Given that the horizontal range of a projectile is three times its maximum height, we need to determine the value of $ n $ in the expression for the range $\frac{n u^2}{25 g}$.

Let's start by setting up the equations for the range and maximum height of a projectile.

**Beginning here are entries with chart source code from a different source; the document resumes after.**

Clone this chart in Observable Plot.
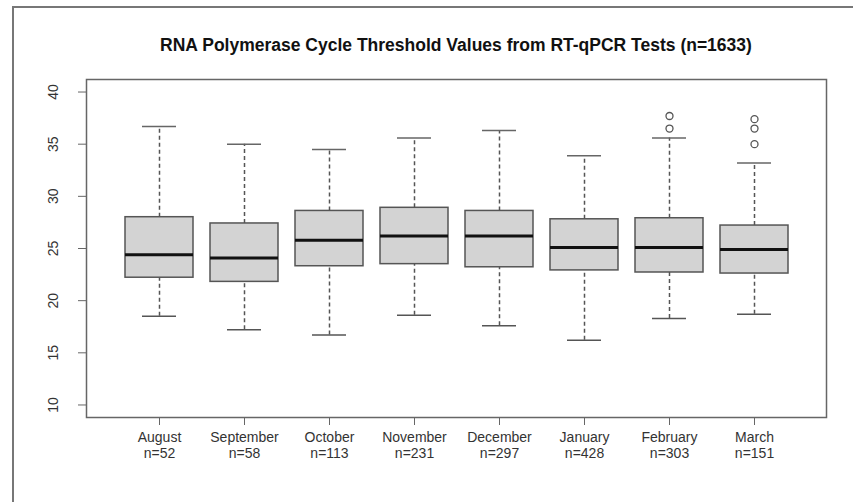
<!DOCTYPE html>
<html>
<head>
<meta charset="utf-8">
<script src="https://cdn.jsdelivr.net/npm/d3@7"></script>
<script src="https://cdn.jsdelivr.net/npm/@observablehq/plot@0.6"></script>
<style>
  html, body { margin: 0; padding: 0; background: #fff; overflow: hidden; }
  #wrap { position: relative; width: 853px; height: 502px; overflow: hidden; background: #fff; }
  #outer { position: absolute; left: 12px; top: 6px; width: 900px; height: 600px;
           border-left: 2px solid #777; border-top: 2px solid #777; }
  #title { position: absolute; left: 86px; width: 740px; top: 35px; text-align: center; line-height: 20px;
           font-family: "Liberation Sans", Arial, sans-serif; font-weight: bold; font-size: 17.5px; color: #111; }
  #chart { position: absolute; left: 0; top: 0; }
</style>
</head>
<body>
<div id="wrap">
  <div id="outer"></div>
  <div id="chart"></div>
  <div id="title">RNA Polymerase Cycle Threshold Values from RT-qPCR Tests (n=1633)</div>
</div>
<script>
// Categories and counts
const months = ["August", "September", "October", "November", "December", "January", "February", "March"];
const counts = [52, 58, 113, 231, 297, 428, 303, 151];
// Box-plot statistics
const whiskerLow  = [18.5, 17.2, 16.7, 18.6, 17.6, 16.2, 18.3, 18.7];
const q1          = [22.2, 21.8, 23.3, 23.5, 23.2, 22.9, 22.7, 22.6];
const medians     = [24.4, 24.1, 25.8, 26.2, 26.2, 25.1, 25.1, 24.9];
const q3          = [28.0, 27.4, 28.6, 28.9, 28.6, 27.8, 27.9, 27.2];
const whiskerHigh = [36.7, 35.0, 34.5, 35.6, 36.3, 33.9, 35.6, 33.2];
// Outliers
const outlierMonths = ["February", "February", "March", "March", "March"];
const outlierValues = [37.7, 36.5, 37.4, 36.5, 35.0];
// Axis ticks
const yTicks = [10, 15, 20, 25, 30, 35, 40];

const stats = months.map((m, i) => ({
  month: m, lo: whiskerLow[i], q1: q1[i], med: medians[i], q3: q3[i], hi: whiskerHigh[i]
}));
const outliers = outlierMonths.map((m, i) => ({month: m, value: outlierValues[i]}));
const countOf = new Map(months.map((m, i) => [m, counts[i]]));

const chart = Plot.plot({
  width: 853,
  height: 502,
  marginLeft: 86,
  marginRight: 27,
  marginTop: 79,
  marginBottom: 85,
  style: {fontFamily: "'Liberation Sans', Arial, sans-serif", fontSize: "14px", background: "transparent", color: "#222"},
  x: {type: "band", domain: months, paddingInner: 0.2, paddingOuter: 0.42, label: null},
  y: {domain: [8.8, 41.2], label: null},
  marks: [
    Plot.ruleX(stats, {x: "month", y1: "q3", y2: "hi", stroke: "#555", strokeWidth: 1.5, strokeDasharray: "4,3"}),
    Plot.ruleX(stats, {x: "month", y1: "lo", y2: "q1", stroke: "#555", strokeWidth: 1.5, strokeDasharray: "4,3"}),
    Plot.tickY(stats, {x: "month", y: "hi", insetLeft: 17, insetRight: 17, stroke: "#666", strokeWidth: 1.5}),
    Plot.tickY(stats, {x: "month", y: "lo", insetLeft: 17, insetRight: 17, stroke: "#555", strokeWidth: 1.5}),
    Plot.barY(stats, {x: "month", y1: "q1", y2: "q3", fill: "#d3d3d3", stroke: "#555", strokeWidth: 1.5}),
    Plot.tickY(stats, {x: "month", y: "med", stroke: "#111", strokeWidth: 3}),
    Plot.dot(outliers, {x: "month", y: "value", r: 3.5, stroke: "#555", fill: "none", strokeWidth: 1.3}),
    Plot.frame({stroke: "#666", strokeWidth: 1.5}),
    Plot.axisY({ticks: yTicks, tickSize: 8, tickPadding: 21, tickRotate: -90, stroke: "#666", fill: "#333", fontSize: 14}),
    Plot.axisX({tickSize: 8, tickPadding: 5, stroke: "#666", fill: "#333", fontSize: 14, lineHeight: 1.15,
                tickFormat: (d) => `${d}\nn=${countOf.get(d)}`})
  ]
});
document.getElementById("chart").append(chart);
</script>
</body>
</html>
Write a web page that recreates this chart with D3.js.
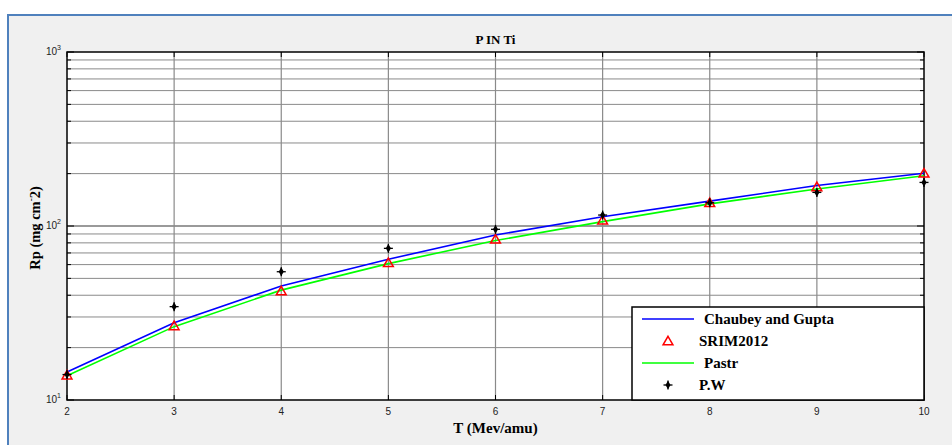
<!DOCTYPE html>
<html>
<head>
<meta charset="utf-8">
<script src="https://cdn.jsdelivr.net/npm/d3@7"></script>
<style>
  body { margin: 0; background: #fff; }
  svg { display: block; }
</style>
</head>
<body>
<div id="chart"></div>
<script>
// energies (MeV/amu)
const energies = [2, 3, 4, 5, 6, 7, 8, 9, 10];
// ranges Rp (mg cm^-2)
const chaubeyGupta = [14.5, 27.8, 45.2, 64.4, 88.8, 113, 139, 171, 201];
const srim2012 = [13.9, 26.7, 42.3, 61.5, 83.9, 108, 136, 168, 201];
const pastr = [13.8, 26.4, 42.8, 60.8, 82.5, 106, 134, 163, 194.5];
const pw = [14.0, 34.4, 54.6, 74.4, 95.7, 115.6, 136, 156, 178];
const xTicks = [2, 3, 4, 5, 6, 7, 8, 9, 10];
const yDecades = [10, 100, 1000];

const width = 952, height = 445;
const margin = {left: 67, right: 28, top: 52, bottom: 45};

const svg = d3.select("#chart").append("svg")
    .attr("width", width)
    .attr("height", height);

// figure background + blue frame
svg.append("rect")
    .attr("x", 8).attr("y", 15)
    .attr("width", width + 10).attr("height", height + 10)
    .attr("fill", "#f0f0f0")
    .attr("stroke", "#4f81bd")
    .attr("stroke-width", 2);

const x = d3.scaleLinear().domain([2, 10]).range([margin.left, width - margin.right]);
const y = d3.scaleLog().domain([10, 1000]).range([height - margin.bottom, margin.top]);

const x0 = x.range()[0], x1 = x.range()[1];
const y0 = y.range()[0], y1 = y.range()[1];

svg.append("rect")
    .attr("x", x0).attr("y", y1)
    .attr("width", x1 - x0).attr("height", y0 - y1)
    .attr("fill", "#fff");

// minor values for log grid
let minor = [];
for (let d = 10; d < 1000; d *= 10) {
    for (let k = 2; k <= 9; k++) minor.push(d * k);
}

const grid = svg.append("g");
grid.selectAll(".hm").data(minor).join("line")
    .attr("x1", x0).attr("x2", x1)
    .attr("y1", d => y(d)).attr("y2", d => y(d))
    .attr("stroke", "#8a8a8a").attr("stroke-width", 1);
grid.selectAll(".hM").data([100]).join("line")
    .attr("x1", x0).attr("x2", x1)
    .attr("y1", d => y(d)).attr("y2", d => y(d))
    .attr("stroke", "#9a9a9a").attr("stroke-width", 2.2);
grid.selectAll(".v").data(xTicks.slice(1, -1)).join("line")
    .attr("x1", d => x(d)).attr("x2", d => x(d))
    .attr("y1", y1).attr("y2", y0)
    .attr("stroke", "#8a8a8a").attr("stroke-width", 1.2);

// ticks (inside)
const ticks = svg.append("g").attr("stroke", "#000").attr("stroke-width", 1);
xTicks.forEach(t => {
    ticks.append("line").attr("x1", x(t)).attr("x2", x(t)).attr("y1", y0).attr("y2", y0 - 5);
    ticks.append("line").attr("x1", x(t)).attr("x2", x(t)).attr("y1", y1).attr("y2", y1 + 5);
});
minor.concat(yDecades).forEach(t => {
    const len = yDecades.includes(t) ? 7 : 4;
    ticks.append("line").attr("x1", x0).attr("x2", x0 + len).attr("y1", y(t)).attr("y2", y(t));
    ticks.append("line").attr("x1", x1).attr("x2", x1 - len).attr("y1", y(t)).attr("y2", y(t));
});

// axis box
svg.append("rect")
    .attr("x", x0).attr("y", y1)
    .attr("width", x1 - x0).attr("height", y0 - y1)
    .attr("fill", "none").attr("stroke", "#000").attr("stroke-width", 1.5);

// tick labels
svg.append("g").selectAll("text").data(xTicks).join("text")
    .attr("x", d => x(d)).attr("y", y0 + 15)
    .attr("text-anchor", "middle")
    .attr("font-family", "Liberation Sans, Arial, sans-serif")
    .attr("font-size", 10)
    .attr("fill", "#222")
    .text(d => d);

const yl = svg.append("g").selectAll("text").data(yDecades).join("text")
    .attr("x", x0 - 6).attr("y", d => y(d) + 3)
    .attr("text-anchor", "end")
    .attr("font-family", "Liberation Sans, Arial, sans-serif")
    .attr("font-size", 10)
    .attr("fill", "#222");
yl.append("tspan").text("10");
yl.append("tspan").attr("dy", -5).attr("font-size", 7).text(d => Math.round(Math.log10(d)));

// title + axis labels
const serif = "Liberation Serif, Times New Roman, serif";
svg.append("text")
    .attr("x", (x0 + x1) / 2).attr("y", y1 - 8)
    .attr("text-anchor", "middle")
    .attr("font-family", serif).attr("font-weight", "bold").attr("font-size", 13)
    .text("P IN Ti");

svg.append("text")
    .attr("x", (x0 + x1) / 2).attr("y", y0 + 33)
    .attr("text-anchor", "middle")
    .attr("font-family", serif).attr("font-weight", "bold").attr("font-size", 15)
    .text("T (Mev/amu)");

const ylab = svg.append("text")
    .attr("transform", "translate(40," + 228 + ") rotate(-90)")
    .attr("text-anchor", "middle")
    .attr("font-family", serif).attr("font-weight", "bold").attr("font-size", 14.5);
ylab.append("tspan").text("Rp  (mg cm");
ylab.append("tspan").attr("dy", -6).attr("font-size", 9).text("-");
ylab.append("tspan").attr("dy", 6).text("2)");

// data
const plot = svg.append("g");
const line = d3.line().x(d => x(d[0])).y(d => y(d[1]));

plot.append("path")
    .datum(energies.map((e, i) => [e, pastr[i]]))
    .attr("d", line).attr("fill", "none")
    .attr("stroke", "#00ff00").attr("stroke-width", 1.6);
plot.append("path")
    .datum(energies.map((e, i) => [e, chaubeyGupta[i]]))
    .attr("d", line).attr("fill", "none")
    .attr("stroke", "#0000ff").attr("stroke-width", 1.6);

const tri = d3.symbol().type(d3.symbolTriangle).size(42);
plot.selectAll(".tri").data(energies.map((e, i) => [e, srim2012[i]])).join("path")
    .attr("d", tri)
    .attr("transform", d => "translate(" + x(d[0]) + "," + (y(d[1]) + 1) + ")")
    .attr("fill", "none").attr("stroke", "#ff0000").attr("stroke-width", 1.5);

function star(g, cx, cy) {
    g.append("path")
        .attr("d", d3.symbol().type(d3.symbolDiamond).size(22)())
        .attr("transform", "translate(" + cx + "," + cy + ")")
        .attr("fill", "#000");
    g.append("line").attr("x1", cx - 4.5).attr("x2", cx + 4.5).attr("y1", cy).attr("y2", cy)
        .attr("stroke", "#000").attr("stroke-width", 1.3);
    g.append("line").attr("x1", cx).attr("x2", cx).attr("y1", cy - 4.5).attr("y2", cy + 4.5)
        .attr("stroke", "#000").attr("stroke-width", 1.3);
}
energies.forEach((e, i) => star(plot, x(e), y(pw[i])));

// legend
const lg = svg.append("g");
const lx = 632, ly = 307;
lg.append("rect")
    .attr("x", lx).attr("y", ly)
    .attr("width", x1 - lx).attr("height", y0 - ly)
    .attr("fill", "#fff").attr("stroke", "#000").attr("stroke-width", 1.5);
const items = [
    {name: "Chaubey and Gupta", type: "line", color: "#0000ff", tx: 704},
    {name: "SRIM2012", type: "tri", color: "#ff0000", tx: 699},
    {name: "Pastr", type: "line", color: "#00ff00", tx: 704},
    {name: "P.W", type: "star", color: "#000", tx: 699}
];
items.forEach((it, i) => {
    const cy = ly + 12 + i * 22;
    if (it.type === "line") {
        lg.append("line").attr("x1", 642).attr("x2", 694).attr("y1", cy).attr("y2", cy)
            .attr("stroke", it.color).attr("stroke-width", 1.6);
    } else if (it.type === "tri") {
        lg.append("path").attr("d", tri)
            .attr("transform", "translate(668," + (cy + 1) + ")")
            .attr("fill", "none").attr("stroke", it.color).attr("stroke-width", 1.5);
    } else {
        star(lg, 668, cy);
    }
    lg.append("text")
        .attr("x", it.tx).attr("y", cy + 5)
        .attr("font-family", serif).attr("font-weight", "bold").attr("font-size", 15)
        .text(it.name);
});
</script>
</body>
</html>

The formula for the range $ R $ is:

$ R = \frac{u^2 \sin 2\theta}{g} $

The formula for the maximum height $ H_{\max} $ is:

$ H_{\max} = \frac{u^2 \sin^2 \theta}{2g} $

According to the problem, the range $ R $ is three times the maximum height $ H_{\max} $:

$ R = 3H_{\max} $

Substituting the formulas for $ R $ and $ H_{\max} $ into this condition gives:

$ \frac{u^2 \sin 2\theta}{g} = 3 \cdot \frac{u^2 \sin^2 \theta}{2g} $

Simplifying this equation, we get:

$ 2 \sin \theta \cos \theta = \frac{3}{2} \sin^2 \theta $

Using the identity $ \sin 2\theta = 2 \sin \theta \cos \theta $, we can rewrite:

$ 2 \sin \theta \cos \theta = \sin 2\theta $

This gives us:

$ \sin 2\theta = \frac{3}{2} \sin^2 \theta $

Dividing both sides by $\sin \theta$, assuming $\sin \theta \neq 0$, we have:

$ 2 \cos \theta = \frac{3}{2} \sin \theta $

Rearranging the terms to solve for $\tan \theta$, we get:

$ \tan \theta = \frac{4}{3} $

Thus, the angle $\theta$ where $\tan \theta = \frac{4}{3}$ corresponds to $\theta = 53^\circ$.

Now, substituting back into the range formula:

$ R = \frac{u^2 \cdot 2 \cdot \frac{3}{5} \cdot \frac{4}{5}}{g} $

The calculation yields:

$ R = \frac{24 u^2}{25 g} $

Therefore, the value of $ n $ in the expression $\frac{n u^2}{25 g}$ is $ n = 24 $.